The Court of Appeal reversed. It
agreed that Frawley owed the trustee a duty—which was undoubtedly the
case. Frawley was Gackstetter’s counsel
in Gackstetter’s capacity as trustee.
But the court noted that both Frawley’s bad acts and Gackstetter’s bad
acts both had the effect of damaging the beneficiaries of the trust and that
therefore both were joint tortfeasors in that their acts combined to produce
the harm to the true victims—the trust beneficiaries. The court noted that Gackstetter claimed
damages suffered by him as a result of claims by the beneficiaries. As a practical matter, the recovery against
the attorney would be to reimburse him for the payment he made to the
beneficiaries. Therefore, the causes of
action, although not captioned as ones for indemnity, were in fact for
indemnity. And the claim for recovery of
the attorneys’ fees Gackstetter incurred in defending the action were also a
form of indemnity and were barred. That
case is virtually on all fours with the case at bench. So here.
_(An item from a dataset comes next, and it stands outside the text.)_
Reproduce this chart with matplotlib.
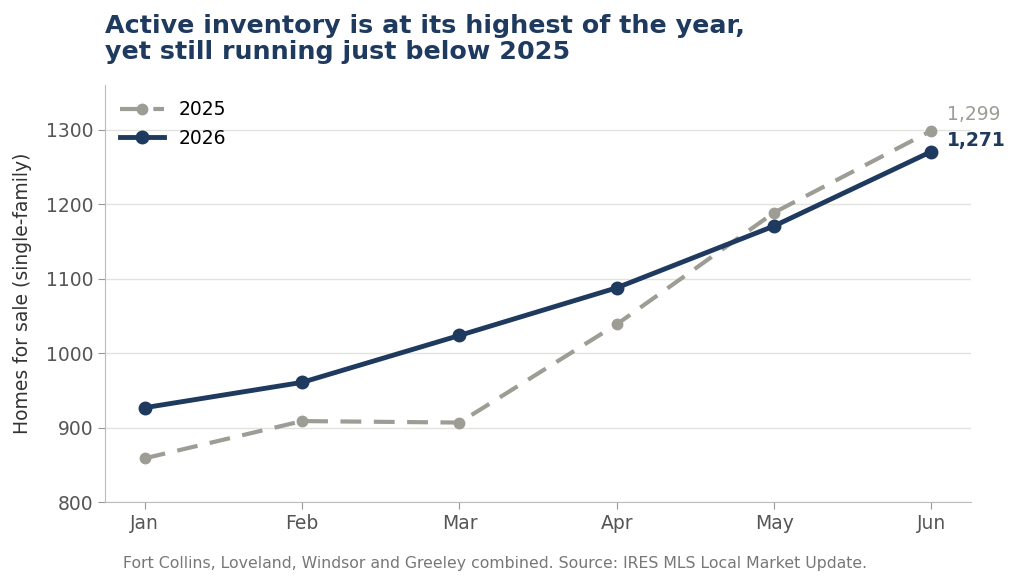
import matplotlib.pyplot as plt

# Data
months = ["Jan", "Feb", "Mar", "Apr", "May", "Jun"]
inv_2025 = [859, 909, 907, 1039, 1189, 1299]
inv_2026 = [927, 961, 1024, 1088, 1171, 1271]

navy = "#1f3a5f"
grey = "#9d9d95"

fig = plt.figure(figsize=(10.24, 5.84), dpi=100)
ax = fig.add_axes([0.103, 0.14, 0.845, 0.714])

x = list(range(len(months)))
ax.plot(x, inv_2025, color=grey, lw=3, ls=(0, (5, 3)), marker="o", ms=7.5, label="2025", zorder=3)
ax.plot(x, inv_2026, color=navy, lw=3.5, marker="o", ms=9, label="2026", zorder=4)

# End labels
ax.annotate(f"{inv_2025[-1]:,}", (x[-1], inv_2025[-1]), xytext=(11, 5), textcoords="offset points",
            color=grey, fontsize=13.5, va="bottom", ha="left")
ax.annotate(f"{inv_2026[-1]:,}", (x[-1], inv_2026[-1]), xytext=(11, 1), textcoords="offset points",
            color=navy, fontsize=13.5, fontweight="bold", va="bottom", ha="left")

ax.set_xlim(-0.25, 5.25)
ax.set_ylim(800, 1360)
ax.set_xticks(x)
ax.set_xticklabels(months)
ax.set_yticks([800, 900, 1000, 1100, 1200, 1300])
ax.tick_params(labelsize=13.5, colors="#555555", length=5, color="#999999")
ax.set_ylabel("Homes for sale (single-family)", fontsize=13.5, color="#333333", labelpad=10)

ax.grid(axis="y", color="#e2e2df", lw=1)
ax.set_axisbelow(True)
for s in ["top", "right"]:
    ax.spines[s].set_visible(False)
for s in ["left", "bottom"]:
    ax.spines[s].set_color("#bbbbbb")

ax.legend(loc="upper left", frameon=False, fontsize=13.5, handlelength=2.3, borderaxespad=0.4)

fig.text(0.103, 0.976, "Active inventory is at its highest of the year,\nyet still running just below 2025",
         fontsize=18.3, fontweight="bold", color=navy, va="top", ha="left", linespacing=1.1)
fig.text(0.12, 0.022, "Fort Collins, Loveland, Windsor and Greeley combined. Source: IRES MLS Local Market Update.",
         fontsize=11.3, color="#777777", ha="left", va="bottom")

fig.savefig("out.png", dpi=100)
The common thread running through the main action and the cross
complaint is that disclosures concerning development were not made, leading
plaintiffs, as buyers, to buy the property at a higher cost than would
otherwise be the case and such that the idyllic home they thought they were
buying was not idyllic at all. The
question, and the only question, will be (if the allegations are proven) who
bears what share of the responsibility—exactly the question one asks in an
equitable indemnity or contribution case.
The DE Defendants argue that they also allege a different
kind of damage: that their business costs have become more expensive. The court has no idea what this even means,
and the DE Defendants have provided no help.
The closest the court can guess is that malpractice insurance premiums
will increase (at least if they lose to plaintiffs). The court does not think that is even
cognizable damage. But assuming that it
were, like the fees that will be incurred to defend the action, this is part of
the broad notion of indemnity. The court
notes that this is not a pleading motion.
Unlike a demurrer, the court can look behind the allegations to see if
there is any meat on the bones or if the allegation is nothing but smoke, which
seems to be the case here.
The purpose of section 877.6 is to encourage
settlements. There is no argument made
there that the settling defendants got out cheaply because they are getting
some protection against tort liability other than contribution or indemnity,
and there is no argument here that the settlement sum is outside the ball park
of what is reasonable. Rather, this is a
straight question whether any of the DE Defendants’ cross claims against the
settling defendants are for something other than equitable indemnity or contribution. They are not.
Therefore, the challenge to the good faith settlement is DENIED. The court finds the settlement to be in GOOD
FAITH, and all claims for equitable indemnity or contribution, which include
all of the claims in the DE Defendants’ cross complaint, will be barred.